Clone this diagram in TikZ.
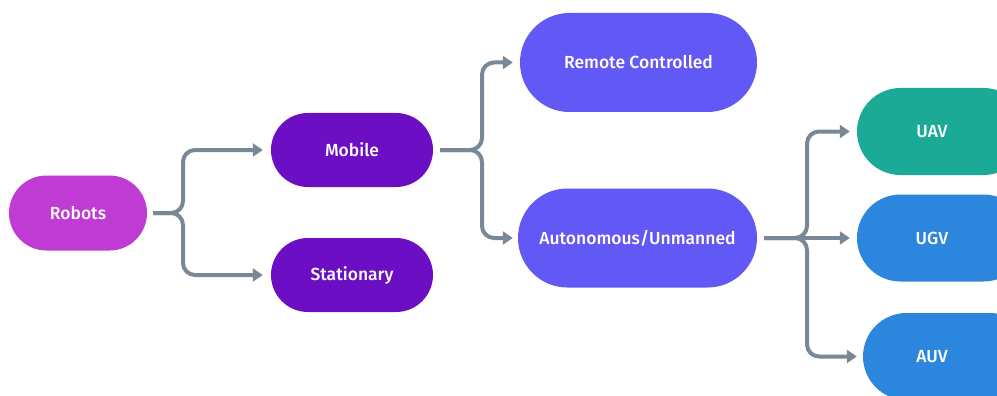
--*--
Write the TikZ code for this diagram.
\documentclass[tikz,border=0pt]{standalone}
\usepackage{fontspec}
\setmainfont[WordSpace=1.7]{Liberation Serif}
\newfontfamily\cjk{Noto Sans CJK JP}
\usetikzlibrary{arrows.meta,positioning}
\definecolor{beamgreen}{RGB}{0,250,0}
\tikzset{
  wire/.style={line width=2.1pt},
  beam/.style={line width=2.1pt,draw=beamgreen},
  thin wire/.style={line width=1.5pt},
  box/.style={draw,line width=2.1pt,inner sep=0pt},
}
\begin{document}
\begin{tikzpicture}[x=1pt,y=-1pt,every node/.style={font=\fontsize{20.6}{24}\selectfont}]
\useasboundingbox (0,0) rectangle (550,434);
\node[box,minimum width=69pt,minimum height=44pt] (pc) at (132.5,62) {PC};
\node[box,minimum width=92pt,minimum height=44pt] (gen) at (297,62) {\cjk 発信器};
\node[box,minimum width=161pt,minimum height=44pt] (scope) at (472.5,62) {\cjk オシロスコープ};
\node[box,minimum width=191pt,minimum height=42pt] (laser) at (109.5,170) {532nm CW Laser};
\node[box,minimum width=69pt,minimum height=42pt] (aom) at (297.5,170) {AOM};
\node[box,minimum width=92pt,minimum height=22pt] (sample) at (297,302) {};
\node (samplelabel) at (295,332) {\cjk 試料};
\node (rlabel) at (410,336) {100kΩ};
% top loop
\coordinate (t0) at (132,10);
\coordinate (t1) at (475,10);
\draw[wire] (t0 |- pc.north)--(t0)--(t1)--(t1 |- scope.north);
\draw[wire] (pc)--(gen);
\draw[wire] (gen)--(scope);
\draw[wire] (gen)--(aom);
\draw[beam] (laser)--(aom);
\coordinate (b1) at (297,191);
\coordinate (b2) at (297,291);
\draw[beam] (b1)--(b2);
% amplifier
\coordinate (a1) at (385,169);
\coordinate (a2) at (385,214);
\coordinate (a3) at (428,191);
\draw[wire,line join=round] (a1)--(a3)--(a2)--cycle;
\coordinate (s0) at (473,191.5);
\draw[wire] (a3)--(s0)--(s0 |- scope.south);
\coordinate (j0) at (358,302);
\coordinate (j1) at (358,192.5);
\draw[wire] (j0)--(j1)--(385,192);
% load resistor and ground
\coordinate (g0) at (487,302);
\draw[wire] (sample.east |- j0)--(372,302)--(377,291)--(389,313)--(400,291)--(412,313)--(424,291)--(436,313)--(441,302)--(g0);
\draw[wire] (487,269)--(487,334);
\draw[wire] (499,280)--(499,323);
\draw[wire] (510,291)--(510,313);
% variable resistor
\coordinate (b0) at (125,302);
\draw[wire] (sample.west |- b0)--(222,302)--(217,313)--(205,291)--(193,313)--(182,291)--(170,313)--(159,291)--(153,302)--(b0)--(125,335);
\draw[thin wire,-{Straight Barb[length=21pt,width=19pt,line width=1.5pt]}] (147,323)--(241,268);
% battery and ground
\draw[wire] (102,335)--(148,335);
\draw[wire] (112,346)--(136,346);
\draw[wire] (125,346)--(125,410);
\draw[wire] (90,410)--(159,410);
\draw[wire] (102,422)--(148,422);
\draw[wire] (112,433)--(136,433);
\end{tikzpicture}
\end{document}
--*--
▶ WORK TO BE COMPLETED
State the number of lines in the records that contain the string "diagram", and nothing more.

▶ WORKED SOLUTION
2